Simulation is the backbone of AV development. You can't test a software update on 10 million real miles every sprint — you simulate them. But classical simulation (hand-crafted 3-D assets, rule-based sensor models) has a fundamental gap: the simulated world doesn't look like the real world, and perception models trained or evaluated in simulation don't transfer cleanly.
Neural rendering — specifically Neural Radiance Fields (NeRF) and its derivatives — offers a different deal: reconstruct a photorealistic, controllable scene representation directly from real sensor logs. At Rivian we ran a hackathon exploring this for our autonomy stack, which resulted in a patent. This post is a technical write-up of what we built, what worked, and what surprised us.
Why simulation fidelity matters so much
Consider a simple example: a perception model that detects vehicles. In classical simulation, vehicles are rendered as textured 3-D meshes under an approximated sensor model. In the real world, LiDAR returns are affected by surface reflectivity, material properties, rain drops, and sensor-specific scan patterns — none of which the classical model captures faithfully.
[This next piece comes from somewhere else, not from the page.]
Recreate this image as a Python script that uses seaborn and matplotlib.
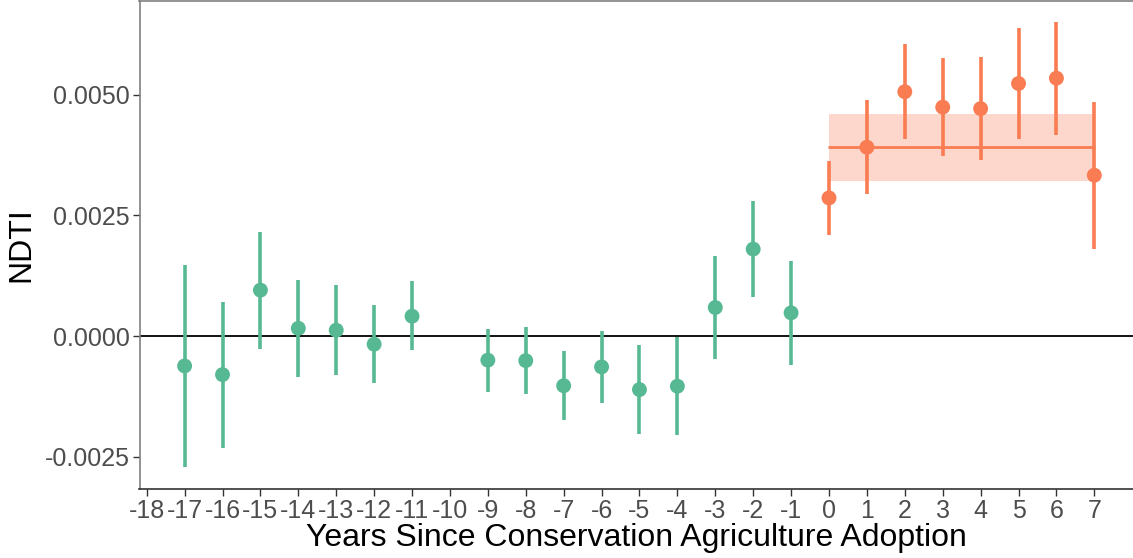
import numpy as np
import pandas as pd
import matplotlib
matplotlib.use("Agg")
import matplotlib.pyplot as plt
import seaborn as sns

# Event-study estimates of NDTI by years since adoption
years = [-17, -16, -15, -14, -13, -12, -11, -9, -8, -7, -6, -5, -4, -3, -2, -1,
         0, 1, 2, 3, 4, 5, 6, 7]
estimate = [-0.00062, -0.00080, 0.00095, 0.00016, 0.00012, -0.00017, 0.00041,
            -0.00050, -0.00051, -0.00103, -0.00064, -0.00111, -0.00104, 0.00059,
            0.00180, 0.00048,
            0.00286, 0.00391, 0.00506, 0.00474, 0.00471, 0.00523, 0.00534, 0.00333]
ci_low = [-0.00272, -0.00232, -0.00026, -0.00084, -0.00081, -0.00098, -0.00030,
          -0.00117, -0.00120, -0.00174, -0.00139, -0.00203, -0.00205, -0.00048,
          0.00080, -0.00060,
          0.00210, 0.00294, 0.00408, 0.00372, 0.00364, 0.00409, 0.00416, 0.00180]
ci_high = [0.00147, 0.00071, 0.00216, 0.00115, 0.00105, 0.00065, 0.00113,
           0.00015, 0.00018, -0.00032, 0.00011, -0.00019, -0.00002, 0.00165,
           0.00279, 0.00155,
           0.00362, 0.00489, 0.00604, 0.00575, 0.00577, 0.00638, 0.00651, 0.00485]

# Pooled post-adoption average and its confidence band
post_mean = 0.00391
post_low = 0.00321
post_high = 0.00460

tick_years = list(range(-18, 8))

df = pd.DataFrame({"year": years, "estimate": estimate,
                   "lo": ci_low, "hi": ci_high})
df["period"] = np.where(df["year"] < 0, "pre", "post")

palette = {"pre": "#57B994", "post": "#FA7C52"}

sns.set_theme(style="white")
plt.rcParams["font.family"] = ["Liberation Sans", "DejaVu Sans"]

fig = plt.figure(figsize=(11.33, 5.58), dpi=100)
ax = fig.add_axes([139.5 / 1133, 1 - 489 / 558, 1 - 139.5 / 1133, (489 - 1) / 558])

# Post-period average band and line
post = df[df["period"] == "post"]
x0, x1 = post["year"].min(), post["year"].max()
ax.fill_between([x0, x1], post_low, post_high, color="#FDD7CC", lw=0, zorder=1)
ax.plot([x0, x1], [post_mean, post_mean], color=palette["post"], lw=2.0, zorder=2)

ax.axhline(0, color="black", lw=1.3, zorder=1.5)

for period, sub in df.groupby("period"):
    ax.vlines(sub["year"], sub["lo"], sub["hi"], color=palette[period],
              lw=2.6, zorder=3)

sns.scatterplot(data=df, x="year", y="estimate", hue="period", palette=palette,
                s=115, linewidth=0, legend=False, ax=ax, zorder=4)

ax.set_xlim(-18.19, 8.02)
ax.set_ylim(-0.003169, 0.006939)
ax.set_xticks(tick_years)
ax.set_xticklabels([str(t) for t in tick_years])
ax.set_yticks([-0.0025, 0.0, 0.0025, 0.0050])
ax.set_yticklabels(["-0.0025", "0.0000", "0.0025", "0.0050"])

ax.tick_params(axis="both", which="major", labelsize=18, labelcolor="#4D4D4D",
               length=5, width=1.0, color="#333333", pad=2, bottom=True, left=True)

ax.set_xlabel("Years Since Conservation Agriculture Adoption", fontsize=23,
              color="black", labelpad=0)
ax.set_ylabel("NDTI", fontsize=23, color="black", labelpad=6)

for side in ["left", "top"]:
    ax.spines[side].set_color("#808080")
    ax.spines[side].set_linewidth(1.2)
ax.spines["bottom"].set_color("#333333")
ax.spines["bottom"].set_linewidth(1.2)
ax.spines["right"].set_visible(False)

fig.savefig("out.png", dpi=100)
Neural rendering directly sidesteps the asset pipeline. Instead of modeling scenes analytically, it fits a continuous function:
$$f_\theta: (\mathbf{x}, \mathbf{d}) \to (\mathbf{c}, \sigma)$$mapping a 3-D point $\mathbf{x}$ and view direction $\mathbf{d}$ to color $\mathbf{c}$ and volume density $\sigma$. Volume rendering then integrates along camera rays to produce photorealistic images.
The AV-specific challenges
Dynamic agents
A parked truck is fine. A moving cyclist is a disaster — it occupies different spatial positions in each frame, creating ghosted artifacts. We decompose the scene into a static background NeRF and per-object NeRFs, each tracked in their own object-centric coordinate frame:
$$\mathbf{x}_{\text{obj}} = R_k(t)^\top (\mathbf{x}_{\text{world}} - \mathbf{t}_k(t))$$Sparse viewpoint coverage
A camera driving down a road sees each scene element from a narrow cone of viewpoints. We regularize with a depth prior from LiDAR:
$$\mathcal{L}_\text{depth} = \left\| \hat{d} - d_\text{LiDAR} \right\|_1, \quad \hat{d} = \int_0^\infty t \cdot T(t)\sigma(t)\,dt$$Multi-modal sensor rendering
We extended the radiance field to output LiDAR intensity and range in addition to RGB — a single unified scene representation that renders both modalities from the same density field.
What we built at Rivian
The hackathon prototype combined three components:
- Instant-NGP backbone (hash-encoded NeRF) for fast scene optimization — ~15 min per log segment on 4× A100s vs. hours for vanilla NeRF.
- Object-centric decomposition using detections from our production perception stack to initialize object pose tracks, then jointly refining scene and object representations.
- LiDAR branch: a two-head network outputting both RGB (camera supervision) and $(r, \text{intensity})$ (LiDAR supervision) from the same density field.
The key result: for static/semi-static scenes, we could synthesize sensor data from novel viewpoints that was indistinguishable from real data to our perception model (measured by detection AP on held-out synthetic vs. real comparisons).
What still breaks
Fast motion. A cyclist traveling at 25 km/h moves ~0.7 m per frame at 10 Hz. When the 3-D tracker loses the object (occlusion, crowded scenes), the NeRF degrades significantly.
Long log segments. NeRF optimized over a 60-second log covers more of the scene but is much harder to optimize. The scene changes and the neural field has no way to represent time-varying static structure cleanly.
Radar. Radar reflections have fundamentally different physics (specular multipath, Doppler) that don't map naturally to a density-based volume.
Where this is going
The next frontier is generative NeRF — instead of reconstructing a scene from real sensor data, generate plausible new scenes conditioned on map layout and agent behavior specifications. Diffusion-model-based approaches that output driving video conditioned on scene graphs are emerging from Waymo, Wayve, and academic labs.
References
- Mildenhall et al., NeRF: Representing Scenes as Neural Radiance Fields for View Synthesis, ECCV 2020.
- Müller et al., Instant Neural Graphics Primitives, SIGGRAPH 2022.
- Tancik et al., Block-NeRF: Scalable Large Scene Neural View Synthesis, CVPR 2022.
- UniSim, A Neural Closed-Loop Sensor Simulator, CVPR 2023 (Waymo).